* [Work required]:
Retype the lines beneath this one, from the first through the line containing "0.5825, 0.5794, 0.578];". Pictures are left out.

* [Recorded data]:
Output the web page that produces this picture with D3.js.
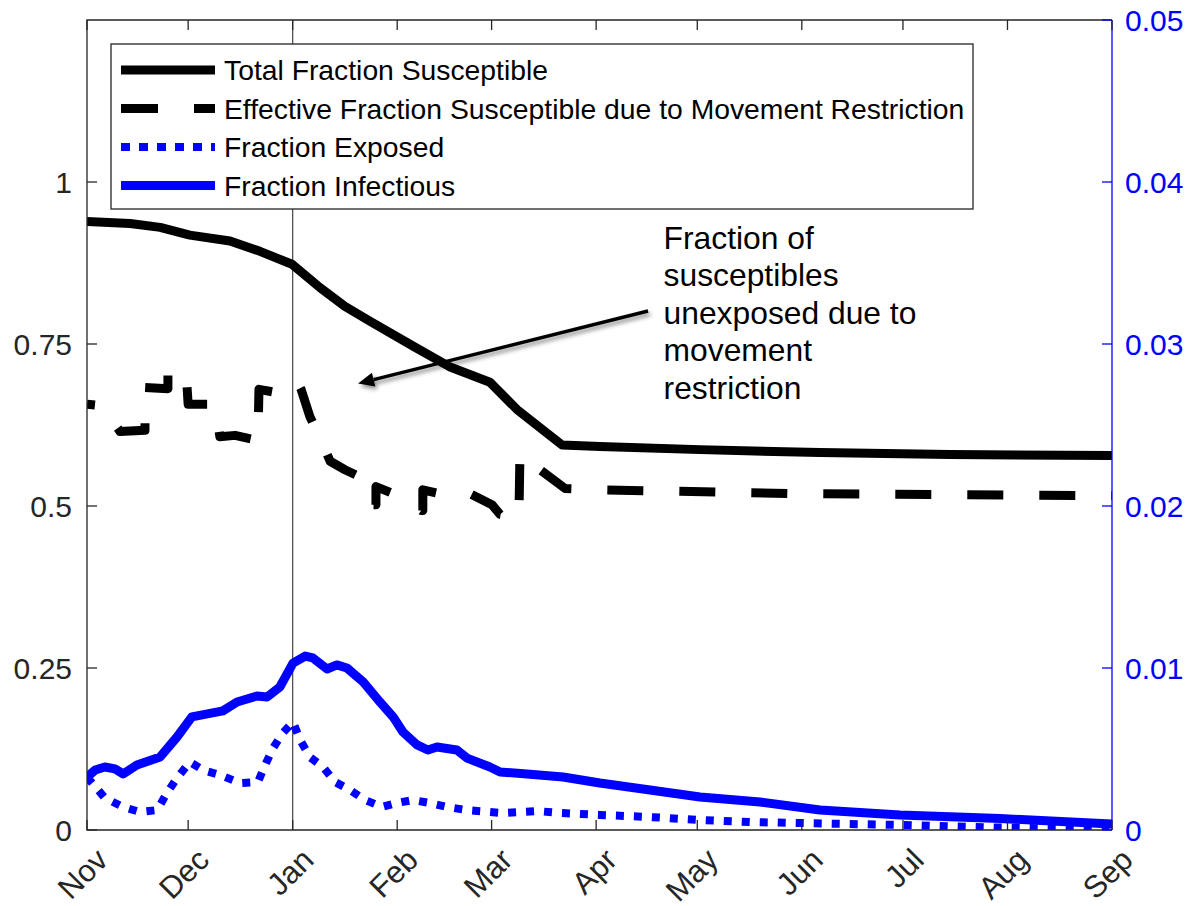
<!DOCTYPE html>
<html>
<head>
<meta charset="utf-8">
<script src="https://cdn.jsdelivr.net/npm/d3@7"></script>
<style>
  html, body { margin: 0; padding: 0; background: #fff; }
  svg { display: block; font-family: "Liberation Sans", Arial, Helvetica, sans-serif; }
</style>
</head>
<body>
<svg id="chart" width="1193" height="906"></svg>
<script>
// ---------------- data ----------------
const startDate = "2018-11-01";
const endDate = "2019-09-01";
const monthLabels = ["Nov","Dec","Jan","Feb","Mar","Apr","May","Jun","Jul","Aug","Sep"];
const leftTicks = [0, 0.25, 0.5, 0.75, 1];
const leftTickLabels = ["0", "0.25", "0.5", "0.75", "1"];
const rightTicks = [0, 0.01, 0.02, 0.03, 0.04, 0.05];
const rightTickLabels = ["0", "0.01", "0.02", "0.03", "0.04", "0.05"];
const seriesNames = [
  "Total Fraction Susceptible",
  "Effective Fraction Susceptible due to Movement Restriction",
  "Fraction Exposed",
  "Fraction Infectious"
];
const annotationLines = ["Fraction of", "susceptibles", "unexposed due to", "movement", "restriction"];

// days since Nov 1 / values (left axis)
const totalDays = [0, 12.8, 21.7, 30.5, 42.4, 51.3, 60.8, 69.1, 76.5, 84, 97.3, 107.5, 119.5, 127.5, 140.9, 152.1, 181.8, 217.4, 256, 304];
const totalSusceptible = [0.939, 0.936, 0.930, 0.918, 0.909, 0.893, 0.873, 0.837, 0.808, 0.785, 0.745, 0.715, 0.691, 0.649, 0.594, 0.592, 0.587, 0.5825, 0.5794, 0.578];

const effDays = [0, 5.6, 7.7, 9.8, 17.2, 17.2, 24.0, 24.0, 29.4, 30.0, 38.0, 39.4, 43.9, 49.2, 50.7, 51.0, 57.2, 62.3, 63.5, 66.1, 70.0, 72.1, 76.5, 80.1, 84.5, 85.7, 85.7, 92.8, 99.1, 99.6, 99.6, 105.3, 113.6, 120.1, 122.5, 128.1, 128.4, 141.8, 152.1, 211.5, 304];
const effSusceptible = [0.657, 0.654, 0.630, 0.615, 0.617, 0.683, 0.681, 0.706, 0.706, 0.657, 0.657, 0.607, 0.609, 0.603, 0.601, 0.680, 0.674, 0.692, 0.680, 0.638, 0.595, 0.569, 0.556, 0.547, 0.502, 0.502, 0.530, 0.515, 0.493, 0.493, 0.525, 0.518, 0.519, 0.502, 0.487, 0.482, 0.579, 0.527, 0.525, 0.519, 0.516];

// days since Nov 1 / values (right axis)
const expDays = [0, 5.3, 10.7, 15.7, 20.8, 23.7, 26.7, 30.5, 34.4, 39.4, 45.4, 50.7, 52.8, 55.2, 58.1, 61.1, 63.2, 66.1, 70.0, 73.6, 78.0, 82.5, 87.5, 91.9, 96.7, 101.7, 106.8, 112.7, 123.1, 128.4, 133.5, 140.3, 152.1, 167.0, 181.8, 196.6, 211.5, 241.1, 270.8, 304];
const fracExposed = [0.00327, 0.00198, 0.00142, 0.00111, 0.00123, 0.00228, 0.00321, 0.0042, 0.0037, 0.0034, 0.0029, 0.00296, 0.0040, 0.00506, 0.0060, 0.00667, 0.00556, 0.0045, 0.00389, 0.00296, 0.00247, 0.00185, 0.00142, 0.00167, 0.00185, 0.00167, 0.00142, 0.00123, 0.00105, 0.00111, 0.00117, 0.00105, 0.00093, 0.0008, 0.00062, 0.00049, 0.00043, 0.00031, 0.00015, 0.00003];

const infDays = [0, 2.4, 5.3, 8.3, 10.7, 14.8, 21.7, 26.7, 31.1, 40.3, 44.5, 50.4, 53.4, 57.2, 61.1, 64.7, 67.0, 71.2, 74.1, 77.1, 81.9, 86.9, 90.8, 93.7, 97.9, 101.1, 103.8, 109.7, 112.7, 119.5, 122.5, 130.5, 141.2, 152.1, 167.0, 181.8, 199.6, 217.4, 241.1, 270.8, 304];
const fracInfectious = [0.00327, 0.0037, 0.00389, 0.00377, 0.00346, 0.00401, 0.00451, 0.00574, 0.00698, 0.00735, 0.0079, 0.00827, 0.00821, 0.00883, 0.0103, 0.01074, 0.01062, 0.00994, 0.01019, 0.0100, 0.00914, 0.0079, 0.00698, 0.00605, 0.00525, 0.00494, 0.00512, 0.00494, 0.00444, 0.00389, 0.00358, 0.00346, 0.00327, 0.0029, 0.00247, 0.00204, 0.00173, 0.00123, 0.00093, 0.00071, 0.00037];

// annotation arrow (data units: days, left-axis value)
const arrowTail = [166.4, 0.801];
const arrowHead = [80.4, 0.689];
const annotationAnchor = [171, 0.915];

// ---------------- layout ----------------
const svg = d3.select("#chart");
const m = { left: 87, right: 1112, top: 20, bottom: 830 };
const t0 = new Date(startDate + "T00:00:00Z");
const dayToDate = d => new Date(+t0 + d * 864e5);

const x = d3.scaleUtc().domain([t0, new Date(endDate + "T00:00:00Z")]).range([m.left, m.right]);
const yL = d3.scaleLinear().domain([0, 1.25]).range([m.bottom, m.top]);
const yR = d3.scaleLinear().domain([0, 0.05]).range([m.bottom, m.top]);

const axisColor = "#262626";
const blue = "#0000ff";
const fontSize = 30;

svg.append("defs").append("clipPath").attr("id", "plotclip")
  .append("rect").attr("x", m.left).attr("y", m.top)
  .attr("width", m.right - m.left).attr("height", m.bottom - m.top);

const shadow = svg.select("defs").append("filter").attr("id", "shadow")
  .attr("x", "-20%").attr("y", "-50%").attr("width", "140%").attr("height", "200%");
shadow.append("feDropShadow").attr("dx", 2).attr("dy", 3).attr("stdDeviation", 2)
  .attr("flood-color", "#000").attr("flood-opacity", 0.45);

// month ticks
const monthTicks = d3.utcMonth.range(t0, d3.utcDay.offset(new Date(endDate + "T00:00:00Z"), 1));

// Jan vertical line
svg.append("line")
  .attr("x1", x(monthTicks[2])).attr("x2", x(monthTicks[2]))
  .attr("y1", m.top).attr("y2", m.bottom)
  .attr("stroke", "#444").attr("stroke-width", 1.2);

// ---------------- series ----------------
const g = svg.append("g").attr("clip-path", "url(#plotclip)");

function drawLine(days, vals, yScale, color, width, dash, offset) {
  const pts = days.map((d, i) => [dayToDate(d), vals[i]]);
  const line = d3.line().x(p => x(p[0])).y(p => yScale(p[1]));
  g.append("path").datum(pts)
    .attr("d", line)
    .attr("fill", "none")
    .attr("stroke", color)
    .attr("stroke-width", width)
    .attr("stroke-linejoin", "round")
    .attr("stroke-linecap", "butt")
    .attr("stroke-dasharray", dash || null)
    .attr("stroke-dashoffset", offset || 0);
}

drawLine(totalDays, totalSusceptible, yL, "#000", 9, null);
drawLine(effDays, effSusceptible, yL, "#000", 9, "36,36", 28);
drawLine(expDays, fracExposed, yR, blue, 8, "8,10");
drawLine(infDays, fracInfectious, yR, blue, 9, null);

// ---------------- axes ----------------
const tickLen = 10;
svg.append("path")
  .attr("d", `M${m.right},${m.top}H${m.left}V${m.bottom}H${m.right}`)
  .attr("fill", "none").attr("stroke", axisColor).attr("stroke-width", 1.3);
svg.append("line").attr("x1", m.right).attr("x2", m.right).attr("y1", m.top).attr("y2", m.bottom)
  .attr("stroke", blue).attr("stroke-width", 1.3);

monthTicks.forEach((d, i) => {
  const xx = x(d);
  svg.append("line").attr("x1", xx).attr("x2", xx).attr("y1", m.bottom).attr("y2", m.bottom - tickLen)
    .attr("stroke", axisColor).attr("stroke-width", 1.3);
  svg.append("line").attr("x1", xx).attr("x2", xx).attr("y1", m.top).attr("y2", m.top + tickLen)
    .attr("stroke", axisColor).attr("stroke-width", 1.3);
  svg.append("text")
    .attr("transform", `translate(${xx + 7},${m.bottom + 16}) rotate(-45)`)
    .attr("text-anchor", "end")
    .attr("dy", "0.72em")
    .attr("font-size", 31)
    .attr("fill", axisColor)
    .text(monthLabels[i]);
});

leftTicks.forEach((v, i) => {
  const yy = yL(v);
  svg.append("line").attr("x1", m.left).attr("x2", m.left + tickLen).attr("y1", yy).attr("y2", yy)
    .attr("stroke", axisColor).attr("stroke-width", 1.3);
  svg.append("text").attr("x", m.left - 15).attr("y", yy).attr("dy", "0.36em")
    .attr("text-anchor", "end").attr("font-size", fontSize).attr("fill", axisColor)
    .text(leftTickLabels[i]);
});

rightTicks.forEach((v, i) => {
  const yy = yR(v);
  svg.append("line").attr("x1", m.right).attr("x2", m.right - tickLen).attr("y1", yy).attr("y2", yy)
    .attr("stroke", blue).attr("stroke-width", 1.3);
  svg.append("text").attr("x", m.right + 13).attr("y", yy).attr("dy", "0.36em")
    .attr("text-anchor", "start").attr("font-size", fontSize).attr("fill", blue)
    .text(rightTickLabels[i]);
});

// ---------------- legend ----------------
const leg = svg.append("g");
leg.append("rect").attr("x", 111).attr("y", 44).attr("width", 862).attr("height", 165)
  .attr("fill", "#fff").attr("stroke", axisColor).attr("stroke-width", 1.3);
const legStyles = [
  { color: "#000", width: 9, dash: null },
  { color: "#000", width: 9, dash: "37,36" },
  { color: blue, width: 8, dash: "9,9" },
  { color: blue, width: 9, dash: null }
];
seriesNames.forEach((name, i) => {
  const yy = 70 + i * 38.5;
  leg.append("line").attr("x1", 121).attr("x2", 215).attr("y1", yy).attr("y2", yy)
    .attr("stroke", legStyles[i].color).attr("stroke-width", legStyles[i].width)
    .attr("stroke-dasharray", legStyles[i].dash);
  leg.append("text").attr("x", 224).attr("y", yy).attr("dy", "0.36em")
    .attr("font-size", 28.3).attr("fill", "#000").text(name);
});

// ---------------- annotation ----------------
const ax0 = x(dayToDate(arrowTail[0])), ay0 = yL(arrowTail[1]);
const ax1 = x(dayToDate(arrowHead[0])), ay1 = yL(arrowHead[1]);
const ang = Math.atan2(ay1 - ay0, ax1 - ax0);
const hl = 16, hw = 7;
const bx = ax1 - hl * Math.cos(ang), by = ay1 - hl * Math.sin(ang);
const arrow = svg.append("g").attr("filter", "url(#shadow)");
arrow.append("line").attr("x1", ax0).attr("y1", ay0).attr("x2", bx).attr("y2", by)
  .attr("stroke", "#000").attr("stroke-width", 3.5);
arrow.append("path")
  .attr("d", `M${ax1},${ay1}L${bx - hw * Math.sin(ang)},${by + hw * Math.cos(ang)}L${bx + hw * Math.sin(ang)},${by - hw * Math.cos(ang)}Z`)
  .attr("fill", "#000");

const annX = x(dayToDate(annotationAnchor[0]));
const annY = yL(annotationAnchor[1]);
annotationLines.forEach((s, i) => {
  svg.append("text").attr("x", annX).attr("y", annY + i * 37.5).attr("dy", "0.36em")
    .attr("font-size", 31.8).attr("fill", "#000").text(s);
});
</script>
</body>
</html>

* [Expected answer]:
Output the web page that produces this picture with D3.js.
<!DOCTYPE html>
<html>
<head>
<meta charset="utf-8">
<script src="https://cdn.jsdelivr.net/npm/d3@7"></script>
<style>
  html, body { margin: 0; padding: 0; background: #fff; }
  svg { display: block; font-family: "Liberation Sans", Arial, Helvetica, sans-serif; }
</style>
</head>
<body>
<svg id="chart" width="1193" height="906"></svg>
<script>
// ---------------- data ----------------
const startDate = "2018-11-01";
const endDate = "2019-09-01";
const monthLabels = ["Nov","Dec","Jan","Feb","Mar","Apr","May","Jun","Jul","Aug","Sep"];
const leftTicks = [0, 0.25, 0.5, 0.75, 1];
const leftTickLabels = ["0", "0.25", "0.5", "0.75", "1"];
const rightTicks = [0, 0.01, 0.02, 0.03, 0.04, 0.05];
const rightTickLabels = ["0", "0.01", "0.02", "0.03", "0.04", "0.05"];
const seriesNames = [
  "Total Fraction Susceptible",
  "Effective Fraction Susceptible due to Movement Restriction",
  "Fraction Exposed",
  "Fraction Infectious"
];
const annotationLines = ["Fraction of", "susceptibles", "unexposed due to", "movement", "restriction"];

// days since Nov 1 / values (left axis)
const totalDays = [0, 12.8, 21.7, 30.5, 42.4, 51.3, 60.8, 69.1, 76.5, 84, 97.3, 107.5, 119.5, 127.5, 140.9, 152.1, 181.8, 217.4, 256, 304];
const totalSusceptible = [0.939, 0.936, 0.930, 0.918, 0.909, 0.893, 0.873, 0.837, 0.808, 0.785, 0.745, 0.715, 0.691, 0.649, 0.594, 0.592, 0.587, 0.5825, 0.5794, 0.578];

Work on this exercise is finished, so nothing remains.